The weapons collection after the Second World War
After the end of the Second World War, the Zeughaus remained an empty ruin, which was only provisionally secured over the next decades to prevent it from collapsing. In 1974 the northeastern half-shell tower of the armoury collapsed, but was rebuilt in the 1950s. A wide variety of use concepts from the 1970s onwards in connection with the revival of the castle as a hotel, guest or holiday home, restaurant or cultural centre, however, failed due to the enormous costs of repairs.

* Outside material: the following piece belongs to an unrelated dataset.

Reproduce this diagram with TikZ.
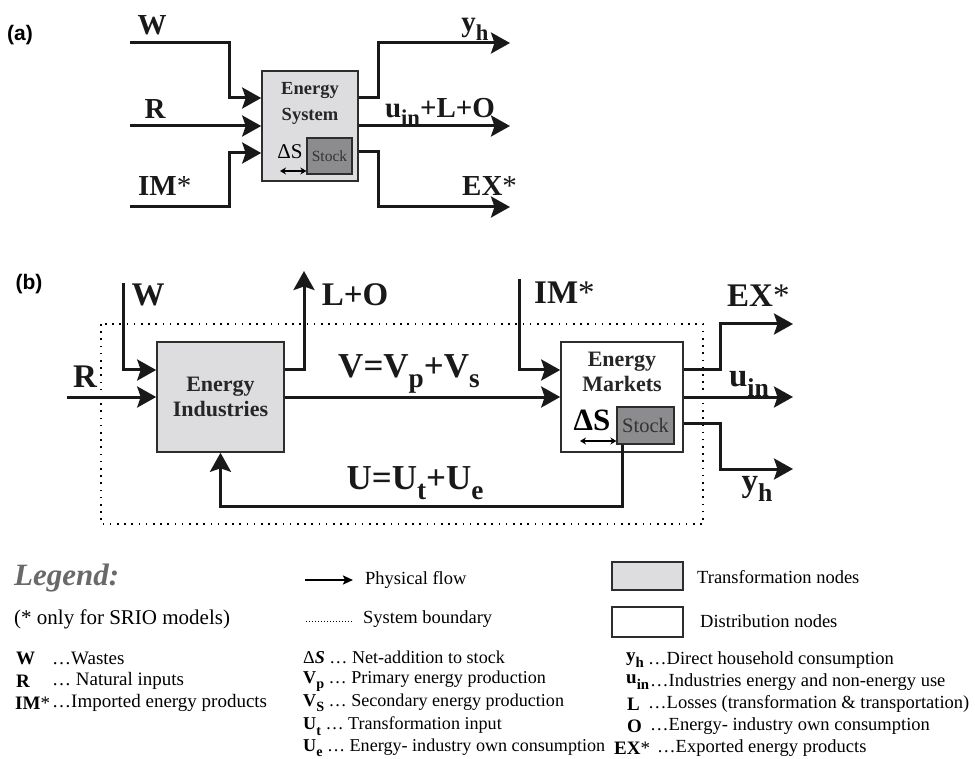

The entire Schwarzburg palace complex including Main building and Kaisersaal passed into the ownership of the newly founded Foundation of Thuringian Palaces and Gardens in 1994. In 2007 there was hope for the armoury for the first time. Thanks to the extraordinary commitment of the Förderverein Schloss Schwarzburg e. V., which sparked off the project with a donation of € 50,000.00, and the private foundation for Heidecksburg Castle and Schwarzburg Castle in the former Principality of Schwarzburg-Rudolstadt, the Thüringer Schlösser und Gärten Foundation was now in a position to begin a renovation program lasting several years and to save the armoury from final decay.

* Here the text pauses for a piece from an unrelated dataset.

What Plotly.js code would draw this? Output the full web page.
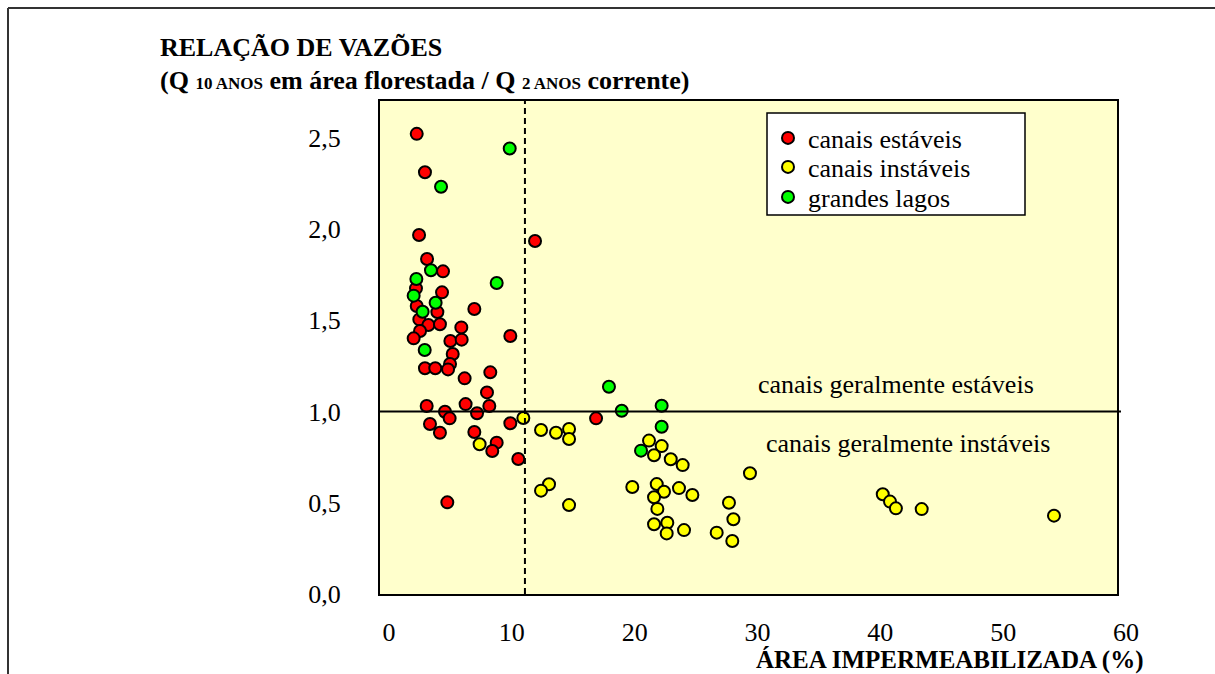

2009 saw the breakthrough: With funds from the economic stimulus program of the federal government and the Thuringian Foundation for Palaces and Gardens, it became possible to secure the existence of the Zeughaus building both inside and out. The construction project that followed was the reconstruction of the gatehouse that had been demolished in 1940 and that immediately adjoined the arsenal.
In 1994 the annual general meeting of the "Deutsche Gesellschaft für Heereskunde" took place at the Heidecksburg. The princely weapons collection once again became the focus of public attention throughout Germany. The most frequently asked question at that time was: How can the collection of more than 5,000 weapons be presented to the public again?
In order to enable the return of the collection to the Zeughaus in Schwarzburg, it was of fundamental importance that the objects stored at Heidecksburg be restored by restorers to an exhibitable condition after thorough examination. This costly and protracted process of restoration collection, which was classified as "nationally significant", was only managed through the cooperation and considerable financial resources of the Kulturstiftung des Bundes and the Kulturstiftung der Länder, the Land of Thuringia and the Landkreis Saalfeld-Rudolstadt in the period from 2008 to 2011.